One female student wrote about her experience being sexually harassed by a professor in a collection of coeducation recollections for the Class of 1970’s 50th anniversary book.
“I went to [the professor] after class to ask him for feedback on what I could do to improve to an A level of quality,” she wrote. “He suggested that we meet in his office hours: the next Friday at 9 PM. When I arrived, his office was dimly lit and had a couch; he was smoking a pipe and had jazz playing. He came to sit next to me, touched my knee, complimented me, and then brazenly proposed that we have sex…and even meet every Friday evening for sex!”
Mary McWilliams ’71 transferred to Wesleyan from Smith College in 1969 as part of the Twelve College Exchange. She was disenchanted with single-sex education and found mixed classrooms to be more dynamic. Since this was pre-Title IX, which legally protected gender equality in education, there were almost no athletic provisions made for women, so she took it upon herself to swim everyday.

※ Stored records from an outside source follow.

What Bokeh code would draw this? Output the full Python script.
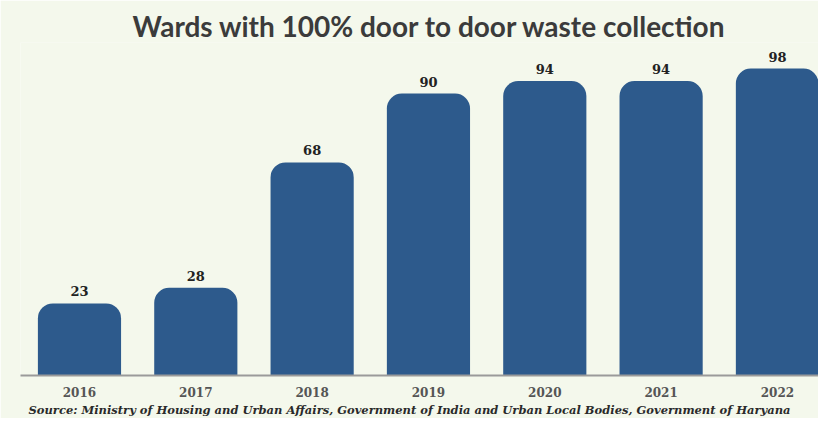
from bokeh.plotting import figure
from bokeh.models import ColumnDataSource, FixedTicker, Title
from bokeh.core.properties import value
from bokeh.embed import file_html
from bokeh.resources import INLINE

years = ["2016", "2017", "2018", "2019", "2020", "2021", "2022"]
wards = [23, 28, 68, 90, 94, 94, 98]
positions = list(range(len(years)))
labels = [str(v) for v in wards]

BG = "#f4f8ec"
BAR = "#2d5a8c"

src = ColumnDataSource(dict(x=positions, top=wards, label=labels))

p = figure(width=818, height=418, output_backend="svg", toolbar_location=None,
           x_range=(-0.507, 6.353), y_range=(0, 106.3), y_axis_type=None,
           min_border_left=20, min_border_right=0, min_border_top=42, min_border_bottom=42,
           background_fill_color=BG, border_fill_color=BG, outline_line_color=None)

p.title.text = "Wards with 100% door to door waste collection"
p.title.align = "left"
p.title.offset = 112
p.title.text_font = "Lato"
p.title.text_font_size = "28px"
p.title.text_font_style = "bold"
p.title.text_color = "#3b3b3b"
p.title.standoff = 0

p.vbar(x="x", top="top", bottom=0, width=0.715, source=src, fill_color=BAR,
       line_color=None, border_radius=(15, 15, 0, 0))

p.text(x="x", y="top", text="label", source=src, text_align="center", text_baseline="bottom",
       y_offset=-7, text_font=value("DejaVu Serif"), text_font_style="bold",
       text_font_size="13px", text_color="#222222")

p.xgrid.visible = False
p.ygrid.visible = False
ax = p.xaxis[0]
ax.ticker = FixedTicker(ticks=positions)
ax.major_label_overrides = {i: y for i, y in zip(positions, years)}
ax.major_tick_line_color = None
ax.minor_tick_line_color = None
ax.axis_line_color = "#9a9a9a"
ax.axis_line_width = 2
ax.major_label_standoff = 5
ax.major_label_text_font = "DejaVu Serif"
ax.major_label_text_font_style = "bold"
ax.major_label_text_font_size = "12px"
ax.major_label_text_color = "#555555"

source_title = Title(text="Source: Ministry of Housing and Urban Affairs, Government of India and Urban Local Bodies, Government of Haryana",
                     align="left", offset=8, text_font="DejaVu Serif", text_font_style="bold italic",
                     text_font_size="11.5px", text_color="#2a2a2a", standoff=3)
p.add_layout(source_title, "below")

open("out.html", "w").write(file_html(p, INLINE))
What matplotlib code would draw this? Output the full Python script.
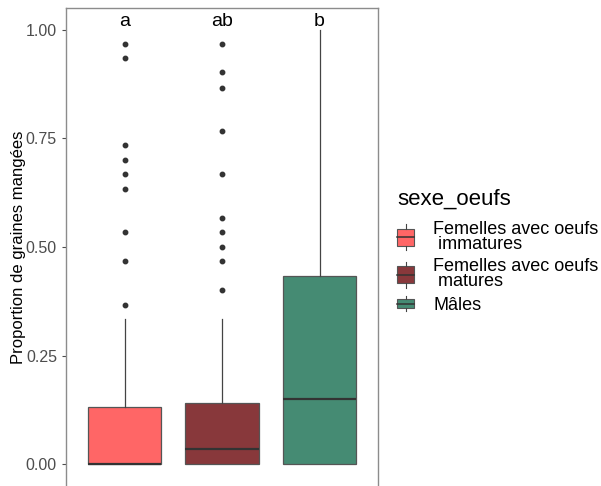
import matplotlib
matplotlib.use("Agg")
import matplotlib.pyplot as plt
from matplotlib.legend_handler import HandlerBase
from matplotlib.patches import Rectangle
from matplotlib.lines import Line2D

plt.rcParams['font.family'] = ['Liberation Sans', 'DejaVu Sans']

groups = ["Femelles avec oeufs\n immatures", "Femelles avec oeufs\n matures", "Mâles"]
colors = ["#FF6666", "#88383B", "#458B73"]
letters = ["a", "ab", "b"]

# box statistics
q1 = [0.0, 0.0, 0.0]
med = [0.0, 0.035, 0.151]
q3 = [0.132, 0.140, 0.434]
wlo = [0.0, 0.0, 0.0]
whi = [0.334, 0.334, 1.0]
outliers = [
    [0.968, 0.935, 0.734, 0.700, 0.668, 0.633, 0.535, 0.467, 0.366],
    [0.968, 0.902, 0.867, 0.767, 0.668, 0.567, 0.535, 0.500, 0.467, 0.402],
    [],
]

fig = plt.figure(figsize=(6.01, 4.86), dpi=100)
ax = fig.add_axes([66 / 601, 0.0, 312 / 601, 478 / 486])

stats = []
for i in range(3):
    stats.append(dict(med=med[i], q1=q1[i], q3=q3[i], whislo=wlo[i], whishi=whi[i],
                      fliers=outliers[i], label=str(i)))

bp = ax.bxp(stats, positions=[1, 2, 3], widths=0.75, patch_artist=True,
            showcaps=False,
            boxprops=dict(edgecolor="#555555", linewidth=0.9),
            medianprops=dict(color="#333333", linewidth=1.6),
            whiskerprops=dict(color="#444444", linewidth=0.9),
            flierprops=dict(marker="o", markerfacecolor="#333333", markeredgecolor="#333333",
                            markersize=3.2, linestyle="none"))
for patch, c in zip(bp["boxes"], colors):
    patch.set_facecolor(c)

for i, lt in enumerate(letters):
    ax.text(i + 1, 1.0, lt, ha="center", va="bottom", fontsize=14, color="black")

ax.set_xlim(0.4, 3.6)
ax.set_ylim(-0.05, 1.05)
ax.set_xticks([])
ax.set_yticks([0, 0.25, 0.5, 0.75, 1.0])
ax.set_yticklabels(["0.00", "0.25", "0.50", "0.75", "1.00"])
ax.tick_params(axis="y", colors="#4d4d4d", labelsize=11.5, length=3, width=0.8)
for s in ["left", "top", "right"]:
    ax.spines[s].set_color("#8c8c8c")
    ax.spines[s].set_linewidth(1.0)
ax.spines["bottom"].set_visible(False)
ax.set_ylabel("Proportion de graines mangées", fontsize=12, color="black", labelpad=0)


class BoxHandler(HandlerBase):
    def create_artists(self, legend, orig_handle, xdescent, ydescent, width, height, fontsize, trans):
        c = orig_handle.get_facecolor()
        nlines = int(orig_handle.get_gid())
        h = height * (1.65 if nlines == 2 else 0.95)
        y0 = -ydescent + (height - h) / 2
        rect = Rectangle((-xdescent, y0 + h * 0.17), width, h * 0.66, facecolor=c,
                         edgecolor="#555555", linewidth=0.8, transform=trans)
        mid = Line2D([-xdescent, -xdescent + width], [y0 + h / 2] * 2, color="#333333",
                     linewidth=1.1, transform=trans)
        w1 = Line2D([-xdescent + width / 2] * 2, [y0, y0 + h * 0.17], color="#444444",
                    linewidth=0.8, transform=trans)
        w2 = Line2D([-xdescent + width / 2] * 2, [y0 + h * 0.83, y0 + h], color="#444444",
                    linewidth=0.8, transform=trans)
        return [rect, mid, w1, w2]


handles = []
for g, c in zip(groups, colors):
    r = Rectangle((0, 0), 1, 1, facecolor=c)
    r.set_gid(str(g.count("\n") + 1))
    handles.append(r)
leg = fig.legend(handles, groups, handler_map={Rectangle: BoxHandler()},
                 loc="upper left", bbox_to_anchor=(390 / 601, 1 - 181 / 486),
                 frameon=False, title="sexe_oeufs", title_fontsize=16, fontsize=13,
                 handlelength=0.95, handleheight=0.95, handletextpad=1.05,
                 labelspacing=0.3, borderaxespad=0)
leg._legend_box.align = "left"
leg._legend_box.sep = 0.3 * 13 + 4.5
for t in leg.get_texts():
    t.set_linespacing(0.85)

fig.savefig("out.png", dpi=100)
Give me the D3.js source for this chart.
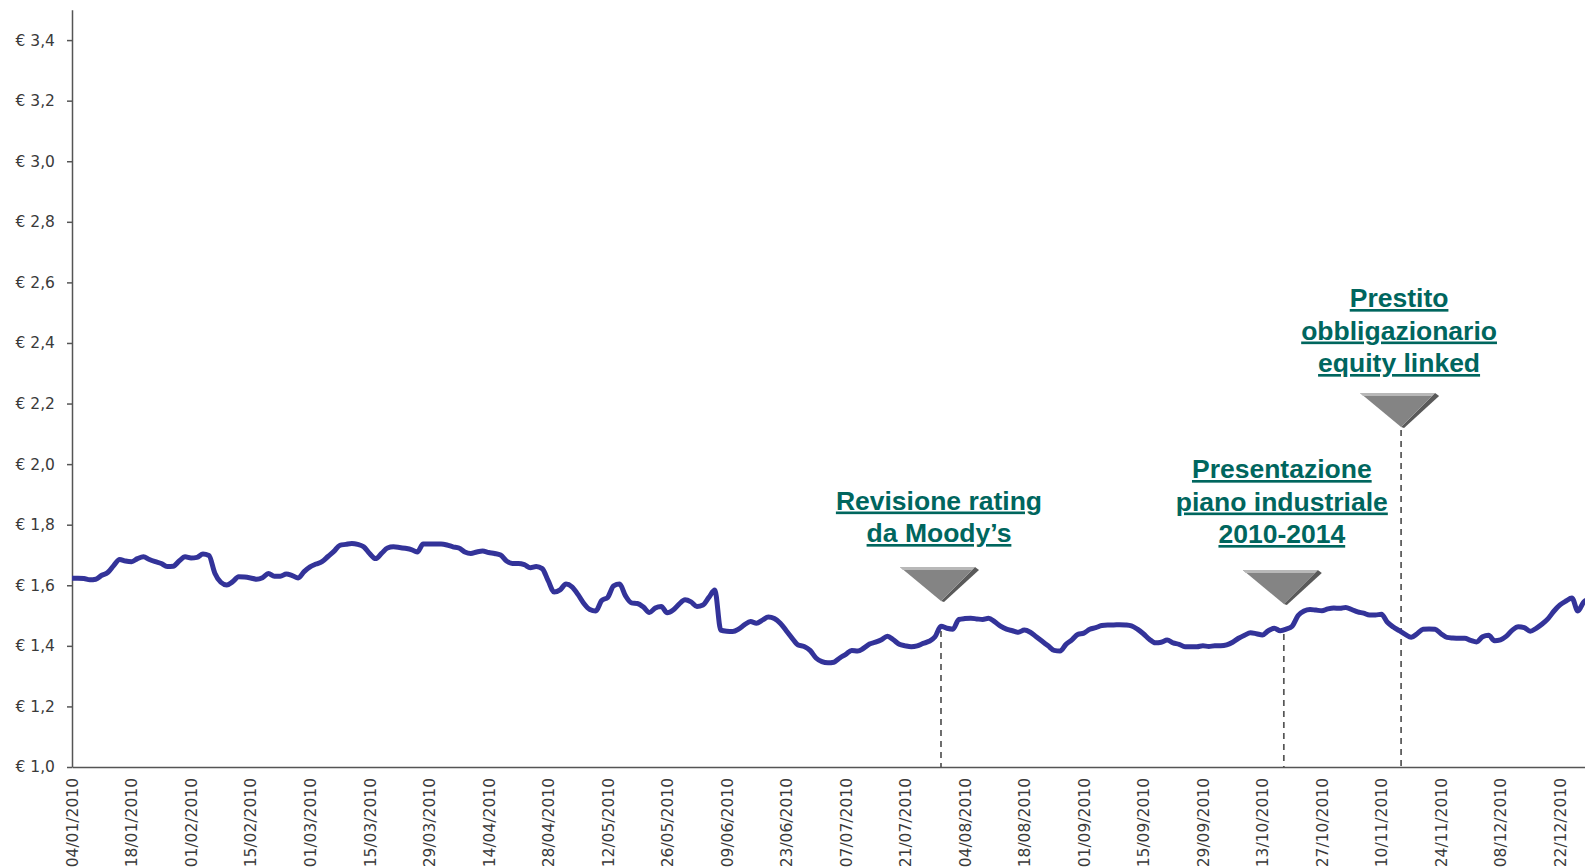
<!DOCTYPE html>
<html>
<head>
<meta charset="utf-8">
<style>
    body { margin: 0; background: #fff; }
    svg { display: block; }
    .axis text { font-family: 'DejaVu Sans', sans-serif; font-size: 15.5px; fill: #3a3a3a; }
    .axis path, .axis line { stroke: #555; stroke-width: 1.5; }
    .note text {
        font-family: 'Liberation Sans', Arial, sans-serif;
        font-weight: bold;
        font-size: 26.5px;
        fill: #00665e;
        text-decoration: underline;
    }
</style>
</head>
<body>
<svg width="1585" height="867"></svg>

<script src="https://d3js.org/d3.v7.min.js"></script>
<script>
    // tick labels on the date axis, one every 10 trading days
    let dateLabels = ["04/01/2010", "18/01/2010", "01/02/2010", "15/02/2010", "01/03/2010",
        "15/03/2010", "29/03/2010", "14/04/2010", "28/04/2010", "12/05/2010", "26/05/2010",
        "09/06/2010", "23/06/2010", "07/07/2010", "21/07/2010", "04/08/2010", "18/08/2010",
        "01/09/2010", "15/09/2010", "29/09/2010", "13/10/2010", "27/10/2010", "10/11/2010",
        "24/11/2010", "08/12/2010", "22/12/2010"]

    let priceTicks = [1.0, 1.2, 1.4, 1.6, 1.8, 2.0, 2.2, 2.4, 2.6, 2.8, 3.0, 3.2, 3.4]

    // closing price, one value per trading day
    let prices = [
        1.623, 1.623, 1.622, 1.618, 1.620, 1.633, 1.642, 1.665, 1.685, 1.680,
        1.678, 1.688, 1.694, 1.685, 1.678, 1.672, 1.662, 1.663, 1.680, 1.694,
        1.690, 1.692, 1.703, 1.698, 1.640, 1.610, 1.601, 1.612, 1.628, 1.627,
        1.624, 1.620, 1.625, 1.639, 1.630, 1.630, 1.637, 1.632, 1.624, 1.645,
        1.661, 1.670, 1.678, 1.695, 1.712, 1.732, 1.735, 1.738, 1.735, 1.727,
        1.705, 1.688, 1.705, 1.723, 1.727, 1.725, 1.722, 1.718, 1.710, 1.736,
        1.736, 1.736, 1.736, 1.733, 1.727, 1.723, 1.710, 1.705, 1.710, 1.713,
        1.708, 1.705, 1.700, 1.680, 1.672, 1.672, 1.668, 1.658, 1.662, 1.655,
        1.615, 1.578, 1.585, 1.604, 1.595, 1.570, 1.540, 1.520, 1.515, 1.550,
        1.560, 1.598, 1.604, 1.565, 1.542, 1.540, 1.528, 1.510, 1.525, 1.530,
        1.509, 1.518, 1.538, 1.552, 1.545, 1.530, 1.535, 1.560, 1.584, 1.452,
        1.448, 1.447, 1.455, 1.470, 1.480, 1.475, 1.485, 1.495, 1.490, 1.475,
        1.450, 1.425, 1.403, 1.398, 1.385, 1.360, 1.348, 1.344, 1.346, 1.360,
        1.372, 1.385, 1.383, 1.392, 1.406, 1.412, 1.420, 1.432, 1.420, 1.405,
        1.400, 1.397, 1.400, 1.408, 1.415, 1.430, 1.465, 1.458, 1.455, 1.487,
        1.490, 1.491, 1.489, 1.487, 1.491, 1.480, 1.465, 1.455, 1.450, 1.445,
        1.452, 1.445, 1.430, 1.415, 1.400, 1.385, 1.383, 1.405, 1.420, 1.438,
        1.442, 1.455, 1.460, 1.467, 1.469, 1.469, 1.470, 1.469, 1.466, 1.455,
        1.440, 1.422, 1.410, 1.412, 1.419, 1.410, 1.405, 1.397, 1.397, 1.397,
        1.400, 1.398, 1.400, 1.400, 1.403, 1.412, 1.425, 1.435, 1.443, 1.440,
        1.436, 1.450, 1.458, 1.450, 1.455, 1.465, 1.500, 1.515, 1.520, 1.518,
        1.516, 1.522, 1.525, 1.524, 1.527, 1.520, 1.512, 1.508, 1.502, 1.502,
        1.504, 1.478, 1.462, 1.450, 1.438, 1.428, 1.440, 1.455, 1.456, 1.455,
        1.440, 1.428, 1.426, 1.425, 1.425, 1.418, 1.413, 1.430, 1.435, 1.417,
        1.420, 1.432, 1.452, 1.463, 1.460, 1.448, 1.458, 1.472, 1.490, 1.515,
        1.535, 1.548, 1.558, 1.515, 1.545, 1.555
    ]

    // events marked on the chart (position in trading days)
    let eventLines = [
        ["Revisione rating", "da Moody\u2019s"],
        ["Presentazione", "piano industriale", "2010-2014"],
        ["Prestito", "obbligazionario", "equity linked"]
    ]
    let eventDays = [146, 203.6, 223.3]

    let svg = d3.select("svg")

    let x = d3.scaleLinear()
        .domain([0, prices.length - 1])
        .range([72, 72 + (prices.length - 1) * 5.952])

    let y = d3.scaleLinear()
        .domain([1.0, 3.5])
        .range([767, 9.8])

    // note layout: top of the arrow, where the dashed line starts, gap text -> arrow
    let noteTop = [567, 570, 393]
    let dashTop = [631, 634, 430]
    let textGap = [25, 27, 21]

    // dashed event lines go under the price line
    svg.append("g")
        .selectAll("line")
        .data(eventDays)
        .join("line")
        .attr("x1", d => x(d))
        .attr("x2", d => x(d))
        .attr("y1", (d, i) => dashTop[i])
        .attr("y2", y(1.0))
        .attr("stroke", "#555")
        .attr("stroke-width", 1.7)
        .attr("stroke-dasharray", "6,5")

    // axes
    let yAxis = d3.axisLeft(y)
        .tickValues(priceTicks)
        .tickSize(5)
        .tickPadding(12)
        .tickSizeOuter(0)
        .tickFormat(d => "\u20ac " + d3.format(".1f")(d).replace(".", ","))

    svg.append("g")
        .attr("class", "axis")
        .attr("transform", "translate(72,0)")
        .call(yAxis)

    let xAxis = d3.axisBottom(x)
        .tickValues(d3.range(0, prices.length, 10))
        .tickSize(0)
        .tickSizeOuter(0)
        .tickFormat((d, i) => dateLabels[i])

    let gx = svg.append("g")
        .attr("class", "axis")
        .attr("transform", "translate(0," + y(1.0) + ")")
        .call(xAxis)

    gx.selectAll("text")
        .attr("transform", "rotate(-90)")
        .attr("x", -11)
        .attr("y", 0)
        .attr("dy", "0.35em")
        .style("text-anchor", "end")

    // price line
    let line = d3.line()
        .x((d, i) => x(i))
        .y(d => y(d))
        .curve(d3.curveMonotoneX)

    svg.append("path")
        .datum(prices)
        .attr("d", line)
        .attr("fill", "none")
        .attr("stroke", "#333399")
        .attr("stroke-width", 5)
        .attr("stroke-linejoin", "round")

    // arrows + labels
    let notes = svg.append("g").attr("class", "note")

    eventDays.forEach((day, i) => {
        let ax = x(day)
        let top = noteTop[i]
        let h = 34

        notes.append("polygon")
            .attr("points", [[ax + 34, top], [ax + 38, top + 3], [ax + 3, top + h + 1], [ax, top + h]].join(" "))
            .attr("fill", "#5a5a5a")
        notes.append("polygon")
            .attr("points", [[ax - 41, top], [ax + 34, top], [ax, top + h]].join(" "))
            .attr("fill", "#848484")
        notes.append("polygon")
            .attr("points", [[ax - 41, top], [ax + 34, top], [ax + 31, top + 3], [ax - 38, top + 3]].join(" "))
            .attr("fill", "#b8b8b8")

        let lines = eventLines[i]
        let lastBase = top - textGap[i]
        notes.selectAll(null)
            .data(lines)
            .join("text")
            .attr("x", ax - 2)
            .attr("y", (d, j) => lastBase - (lines.length - 1 - j) * 32.5)
            .attr("text-anchor", "middle")
            .text(d => d)
    })
</script>
</body>
</html>
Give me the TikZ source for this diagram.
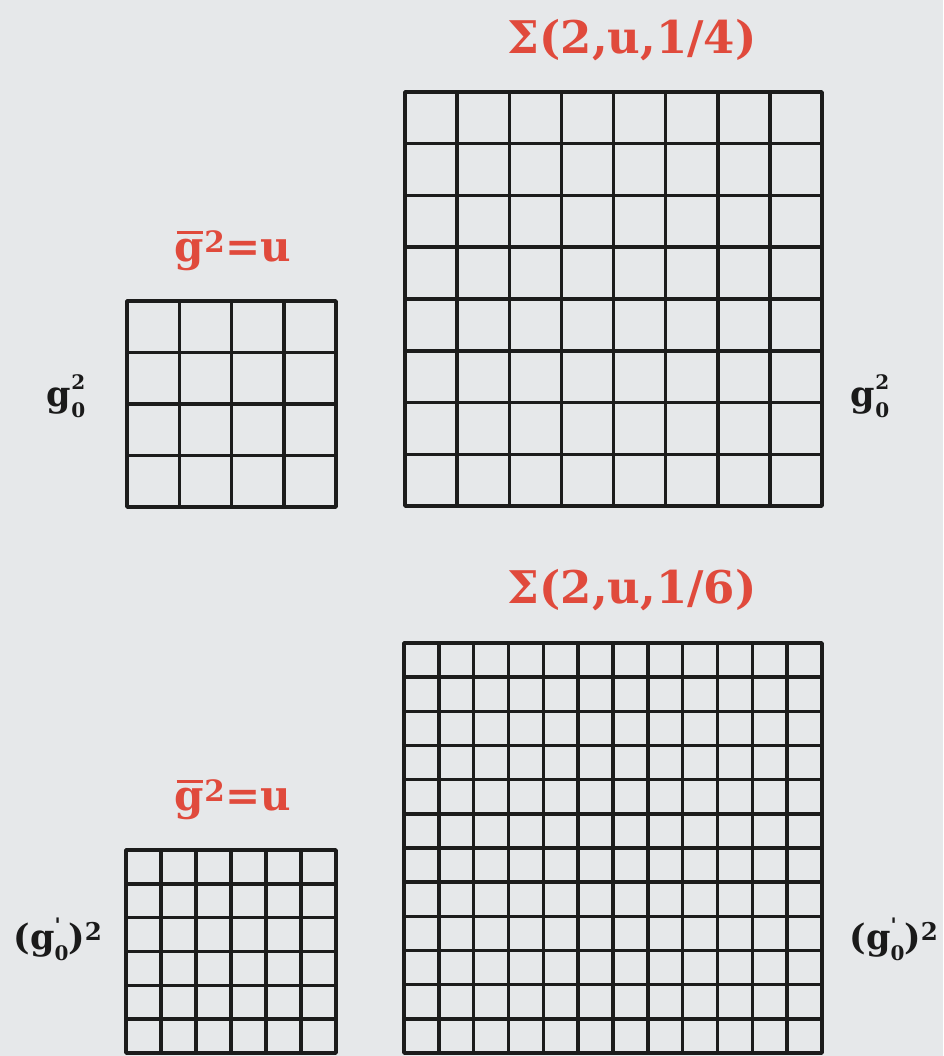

“There was a women’s locker room, but there were no organized women’s classes or teams,” McWilliams said.
Women got involved on campus and in the community in other ways. McWilliams was an American Studies major who enjoyed Wesleyan’s curricular variety and spoke highly of her professors. She sang in the choir at the chapel for compensation of 50 cents plus donuts, and volunteered at Middlesex Hospital.
“I had a good friend who organized the Hubbard Street breakfast program,” she said. “During that period of time there was a lot of emphasis on, like by the Black Panthers, on giving people a good start to the day…. We got breakfast out for kids in a low-income community in Middletown.”
McWilliams recalled the 1970 national student strike against the Vietnam War and Grateful Dead concert on campus, and spoke to how being part of a more diverse community opened her eyes to issues of racism and instilled in her a lifelong appreciation for diversity.
Sharon Purdie ’74 was drawn to the notion of being a member of the first class of women and was captivated by her tour of the school. In her experience as a Psychology major, the students and faculty were welcoming.
“I had a wonderful advisor who was very supportive of me and I was his first [female] honors thesis,” Purdie said.
In many respects, however, Wesleyan was not fully prepared to welcome female students to campus.
“The student clinic was operating in the dark ages with a doctor who didn’t have a clue about women’s bodies or sexual functions,” one female student wrote as part of a collection of coeducation memories.
Administrative ignorance of women’s needs also manifested in smaller ways.
“They never had enough toilet paper for women because they never understood that women use more toilet paper than men,” Purdie said.
Unlike today, where dorms are almost entirely mixed—with the exception of some single-sex floors in a few residence halls—women were housed on floors together, which fostered a sense of solidarity.
“There was a real camaraderie,” McWilliams said.
Katy Butler ’71 transferred from Sarah Lawrence, and had spent two years at an all-female boarding school before then.
“It was hard being part of such a tiny minority,” Butler wrote in an email to The Argus.
Although she noted that she thoroughly enjoyed Professor Phyllis Rose’s seminar on Virginia Woolf, in general Butler didn’t feel that professors made any special effort to reach out or welcome her. She remembered one instance where a professor had even seemed surprised that she made an intelligent point in class.
Butler was heavily involved in the 1970 national student strike, and mentioned the valuable friendships she formed.
“I was part of an otherwise all male poker group,” Butler wrote. “I made deep friends, male and female, and those relationships continued after my education at Wesleyan was over.”
50 years later, women at Wesleyan are no longer facing toilet paper shortages, nor are they the minority on campus: over half of the current undergraduate population is female-identifying. We’ve come a long way from the quails of a century and a half ago.